Use of 'Tivoli Night' for pornographic broadcasts infringes TIVOLI mark

Denmark
The Danish Maritime and Commercial Court has ruled that a local television station, Innocent Pictures ApS, was not allowed to use the terms 'Tivoli' and 'Tivoli Night' in the context of pornographic broadcasts on the grounds that such use infringed the registered trademark TIVOLI (Case V 64/07, December 12 2008).
 
Danish amusement park Tivoli A/S is the owner of the word mark TIVOLI for a wide range of goods and services, including film production and film presentation. Tivoli also owns a figurative mark depicting a skyline with a number of the amusement park’s most famous rides and buildings (including towers and a Ferris wheel). A survey carried out in 2002 named TIVOLI the third most powerful brand in Denmark after TUBORG and LEGO. A 2005 study based on interviews with 800 respondents showed that TIVOLI was the second most recognized brand in Denmark. That same year TIVOLI was also named the eighth most powerful brand in the country. 
 
Innocent produced and broadcast pornographic television programmes using the terms 'Tivoli' and 'Tivoli Night' in combination with the image of the skyline of an amusement park (including towers, a roller coaster and a Ferris wheel).
 
Tivoli filed suit, arguing that:

  • the TIVOLI mark is primarily directed at families with children; and
  • use of the name Tivoli in association with pornographic programmes damaged the reputation of the mark.
Innocent argued that:
  • it had selected the expression 'Tivoli Night' for its broadcasts because the term 'Tivoli' was associated with the concept of 'amusement'; and
  • 'Tivoli' was a generic term meaning 'amusement park'. 
With respect to the skyline used in the television programme, Innocent argued that it did not depict the exact same buildings as those in Tivoli's registered trademark.

The Maritime and Commercial Court stated that TIVOLI is a well-known trademark which enjoys broad protection against use of identical marks by third parties for any goods and services.
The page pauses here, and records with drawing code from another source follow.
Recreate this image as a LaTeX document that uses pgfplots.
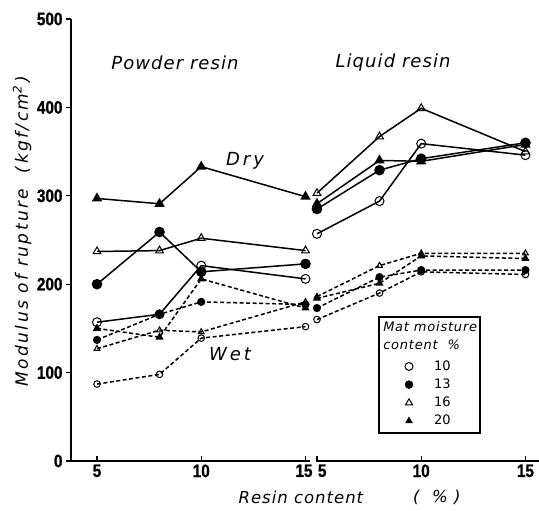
\documentclass[border=0pt]{standalone}
\usepackage{pgfplots}
\usepackage{pgfplotstable}
\pgfplotsset{compat=1.18}
\usepackage{fontspec}
\setmainfont{DejaVu Sans}
\newfontfamily\labfont{DejaVu Sans}[LetterSpace=6.0]
\newfontfamily\ylabfont{DejaVu Sans}[LetterSpace=14.0]
\newfontfamily\tickfont{Liberation Sans}[FakeStretch=0.85, FakeBold=1.2]

\pgfplotstableread{
x d10 d13 d16 d20 w10 w13 w16 w20
5 157 200 237 297 87 137 127 150
8 166 259 238 291 98 166 148 140
10 221 214 252 333 139 180 146 206
15 206 223 238 299 152 177 180 173
}\powder
\pgfplotstableread{
x d10 d13 d16 d20 w10 w13 w16 w20
5 257 285 303 291 160 173 186 184
8 294 329 367 340 190 208 221 201
10 359 342 399 339 214 216 235 232
15 346 360 350 358 211 216 235 229
}\liquid

\pgfplotsset{
  dry/.style={black, line width=1.5pt, mark size=4.5pt},
  wet/.style={black, line width=1.5pt, dash pattern=on 4pt off 2.5pt, mark size=3.3pt},
  oc/.style={mark=o, mark options={solid, fill=white, line width=1pt}},
  fc/.style={mark=*, mark options={solid, fill=black}},
  ot/.style={mark=triangle, mark options={solid, fill=white, line width=1pt}},
  ft/.style={mark=triangle*, mark options={solid, fill=black}},
}

\begin{document}
\begin{tikzpicture}
\useasboundingbox (-71pt,-50pt) rectangle (468pt,461pt);
\begin{axis}[
  at={(0,0)}, anchor=south west,
  scale only axis, width=468pt, height=442pt,
  xmin=3.753, xmax=26.2, ymin=0, ymax=500,
  clip=false,
  axis y line*=left, axis x line*=bottom,
  x axis line style={draw=none},
  y axis line style={line width=1.5pt},
  xtick={5,10,15,15.55,20.55,25.55},
  xticklabels={5,10,{\makebox[0pt][r]{15\kern-7pt}},{\makebox[0pt][l]{\kern1pt 5}},10,15},
  ytick={0,100,...,500},
  xtick align=inside, ytick align=outside,
  major tick length=5pt,
  tick style={line width=1.3pt, black},
  tick label style={font=\tickfont\bfseries\fontsize{18}{20}\selectfont},
  /pgf/number format/assume math mode=true,
  legend style={draw=none, fill=none, at={(axis cs:19.62,118)}, anchor=north west,
    font=\fontsize{13}{15}\selectfont, row sep=3pt, column sep=19pt},
  legend cell align=left,
]
\addlegendimage{only marks, oc, mark size=4pt}\addlegendentry{10}
\addlegendimage{only marks, fc, mark size=4pt}\addlegendentry{13}
\addlegendimage{only marks, ot, mark size=4pt}\addlegendentry{16}
\addlegendimage{only marks, ft, mark size=4pt}\addlegendentry{20}

% wet, powder
\addplot[wet, oc] table[x=x, y=w10]{\powder};
\addplot[wet, fc] table[x=x, y=w13]{\powder};
\addplot[wet, ot] table[x=x, y=w16]{\powder};
\addplot[wet, ft] table[x=x, y=w20]{\powder};
% wet, liquid
\addplot[wet, oc] table[x expr=\thisrow{x}+10.55, y=w10]{\liquid};
\addplot[wet, fc] table[x expr=\thisrow{x}+10.55, y=w13]{\liquid};
\addplot[wet, ot] table[x expr=\thisrow{x}+10.55, y=w16]{\liquid};
\addplot[wet, ft] table[x expr=\thisrow{x}+10.55, y=w20]{\liquid};
% dry, powder
\addplot[dry, oc] table[x=x, y=d10]{\powder};
\addplot[dry, fc] table[x=x, y=d13]{\powder};
\addplot[dry, ot] table[x=x, y=d16]{\powder};
\addplot[dry, ft] table[x=x, y=d20]{\powder};
% dry, liquid
\addplot[dry, oc] table[x expr=\thisrow{x}+10.55, y=d10]{\liquid};
\addplot[dry, fc] table[x expr=\thisrow{x}+10.55, y=d13]{\liquid};
\addplot[dry, ot] table[x expr=\thisrow{x}+10.55, y=d16]{\liquid};
\addplot[dry, ft] table[x expr=\thisrow{x}+10.55, y=d20]{\liquid};

% broken x axis line
\draw[line width=1.5pt] (axis cs:3.753,0) -- (axis cs:15.22,0);
\draw[line width=1.5pt] (axis cs:15.5,0) -- (axis cs:26.2,0);

% labels
\node[font=\labfont\itshape\fontsize{18}{20}\selectfont] at (axis cs:8.74,451) {Powder resin};
\node[font=\labfont\itshape\fontsize{18}{20}\selectfont] at (axis cs:19.2,451) {Liquid resin};
\node[font=\labfont\itshape\fontsize{18}{20}\selectfont] at (axis cs:12.1,340) {D\,r\,y};
\node[font=\labfont\itshape\fontsize{18}{20}\selectfont] at (axis cs:11.38,121) {W\,e\,t};
\node[xshift=-49pt, rotate=90, font=\ylabfont\itshape\fontsize{17}{19}\selectfont] at (axis cs:3.753,260) {Modulus of rupture\ \ (\,kgf/cm\textsuperscript{2}\,)};
\node[yshift=-36pt, font=\labfont\itshape\fontsize{16.5}{18}\selectfont] at (axis cs:14.78,0) {Resin content};
\node[yshift=-36pt, font=\labfont\itshape\fontsize{16.5}{18}\selectfont] at (axis cs:21.3,0) {(\ \ \%\ )};

% legend frame and title
\draw[line width=1.3pt] (axis cs:18.52,163) rectangle (axis cs:23.37,31.7);
\node[anchor=north west, align=left, inner sep=0pt, font=\labfont\itshape\fontsize{13}{18}\selectfont] at (axis cs:18.72,158) {Mat moisture\\content\ \ \%};
\end{axis}
\end{tikzpicture}
\end{document}
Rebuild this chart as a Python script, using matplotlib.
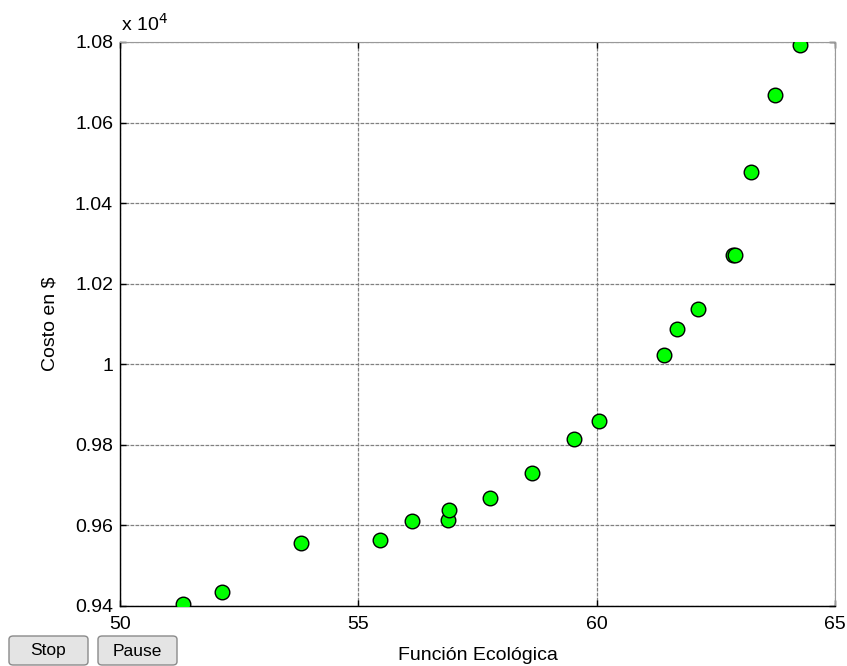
import matplotlib
matplotlib.use('Agg')
import matplotlib.pyplot as plt
from matplotlib.patches import FancyBboxPatch
from matplotlib.ticker import FuncFormatter

plt.rcParams['font.family'] = ['Liberation Sans', 'DejaVu Sans']

# data
func_eco = [51.32, 52.14, 53.80, 55.45, 56.13, 56.88, 56.90, 57.76, 58.64,
            59.53, 60.05, 61.41, 61.68, 62.13, 62.85, 62.90, 63.23, 63.75, 64.27]
costo = [9405, 9435, 9557, 9564, 9611, 9614, 9639, 9668, 9730,
         9814, 9860, 10023, 10088, 10137, 10272, 10272, 10477, 10669, 10792]
x_ticks = [50, 55, 60, 65]
y_ticks = [0.94, 0.96, 0.98, 1.0, 1.02, 1.04, 1.06, 1.08]

fig = plt.figure(figsize=(8.47, 6.66), dpi=100)
ax = fig.add_axes([120/847, 1 - 606/666, 715/847, 564/666])

y_scaled = [c / 1e4 for c in costo]
ax.plot(func_eco, y_scaled, 'o', markersize=10.5, markerfacecolor='#00ff00',
        markeredgecolor='black', markeredgewidth=1.0, zorder=3)

ax.set_xlim(50, 65)
ax.set_ylim(0.94, 1.08)
ax.set_xticks(x_ticks)
ax.set_yticks(y_ticks)
ax.yaxis.set_major_formatter(FuncFormatter(lambda v, p: '%g' % round(v, 2)))
ax.grid(True, color='#808080', linestyle=(0, (3, 1)), linewidth=0.9)
ax.tick_params(direction='in', length=4, width=1, labelsize=14,
               top=True, right=True)
ax.tick_params(axis='x', pad=7)
ax.tick_params(axis='y', pad=5)
ax.spines['top'].set_color('#999999')
ax.spines['right'].set_color('#999999')
for s in ['left', 'bottom']:
    ax.spines[s].set_linewidth(1.0)

ax.set_xlabel('Función Ecológica', fontsize=14, labelpad=10)
ax.set_ylabel('Costo en \\$', fontsize=14, labelpad=12)
fig.text(121/847, 1 - 24/666, r'x 10$^{4}$', fontsize=14, va='center')

# buttons
for label, x0, x1 in [('Stop', 9, 88), ('Pause', 98, 177)]:
    box = FancyBboxPatch((x0/847, 1 - 665/666), (x1 - x0)/847, 29/666,
                         boxstyle='round,pad=0,rounding_size=0.005',
                         transform=fig.transFigure, facecolor='#e4e4e4',
                         edgecolor='#8a8a8a', linewidth=1.0)
    fig.patches.append(box)
    fig.text((x0 + x1)/2/847, 1 - 651/666, label, ha='center', va='center', fontsize=12.5)

fig.savefig('out.png', dpi=100)
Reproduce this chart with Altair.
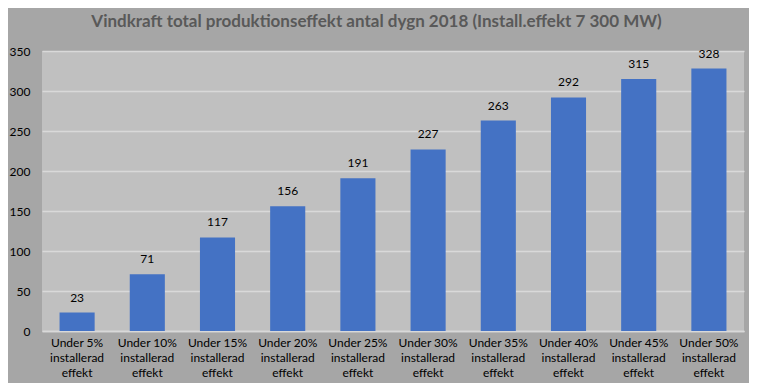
import altair as alt
import pandas as pd

categories = ["Under 5%|installerad|effekt", "Under 10%|installerad|effekt",
              "Under 15%|installerad|effekt", "Under 20%|installerad|effekt",
              "Under 25%|installerad|effekt", "Under 30%|installerad|effekt",
              "Under 35%|installerad|effekt", "Under 40%|installerad|effekt",
              "Under 45%|installerad|effekt", "Under 50%|installerad|effekt"]
values = [23, 71, 117, 156, 191, 227, 263, 292, 315, 328]
y_ticks = [0, 50, 100, 150, 200, 250, 300, 350]

df = pd.DataFrame({"cat": categories, "val": values})
FONT = "Lato"

base = alt.Chart(df).encode(
    x=alt.X("cat:N", sort=categories, title=None,
            scale=alt.Scale(paddingInner=0.5, paddingOuter=0.25),
            axis=alt.Axis(labelExpr="split(datum.label, '|')", labelAngle=0,
                          labelFont=FONT, labelFontSize=12, labelColor="#000000",
                          labelLineHeight=15, labelPadding=6, ticks=False,
                          domain=True, domainColor="#d9d9d9", domainWidth=1.5,
                          labelBaseline="top")),
    y=alt.Y("val:Q", title=None,
            scale=alt.Scale(domain=[0, 350], nice=False),
            axis=alt.Axis(values=y_ticks, labelFont=FONT, labelFontSize=12,
                          labelColor="#000000", labelPadding=12, ticks=False,
                          domain=False, grid=True, gridColor="#d9d9d9",
                          gridWidth=1.5)),
)

bars = base.mark_bar(color="#4472c4")
text = base.mark_text(baseline="bottom", dy=-8, font=FONT, fontSize=12,
                      color="#000000").encode(text="val:Q")

chart = (bars + text).properties(
    width=702, height=280,
    title=alt.TitleParams("Vindkraft total produktionseffekt antal dygn 2018 (Install.effekt 7 300 MW)",
                          font=FONT, fontSize=17, fontWeight="bold", color="#595959",
                          anchor="middle", frame="bounds", offset=14),
    background="#a6a6a6",
    padding={"left": 34, "top": 43, "right": 5, "bottom": 52},
    autosize=alt.AutoSizeParams(type="none"),
).configure_view(fill="#c0c0c0", stroke=None)

chart.save("out.html", embed_options={"renderer": "svg", "actions": False})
The court concluded that Innocent’s use of the terms 'Tivoli' and 'Tivoli Night' for its pornographic broadcasts:
  • constituted an infringement of Tivoli's well-known word mark;
  • took unfair advantage of the reputation of the mark; and
  • caused damage to the distinctive character or reputation of the mark.
The decision is in line with previous case law, including a Supreme Court decision in which it was held that the trademark COCA-LINE for footwear infringed the well-known COCA-COLA mark (Case U1991697H).

In the present case, the court further held that Innocent’s use of the amusement park's skyline in combination with the words 'Tivoli' and 'Tivoli Night' constituted an infringement of Tivoli's figurative trademark.

The court awarded Tivoli damages in an amount of approximately €40,000 and Innocent was ordered to pay a fine of approximately €6,600. The amount of damages awarded was relatively large due to the fact that use of the TIVOLI mark for pornographic programmes negatively affected the mark.

Tivoli had also argued that Innocent’s use of the terms 'Tivoli' and 'Tivoli Night' constituted a breach of the Danish Marketing Practices Act. However, the court did not specifically address this issue. Rather, the court stated that since the Trademarks Act took precedence over the Marketing Practices Act in this case, there was no need to address the issue. However, it is likely that Innocent's use of the mark also violated the Marketing Practices Act and it would have been useful to have the court’s opinion in this regard.
 
The decision has been appealed to the Supreme Court.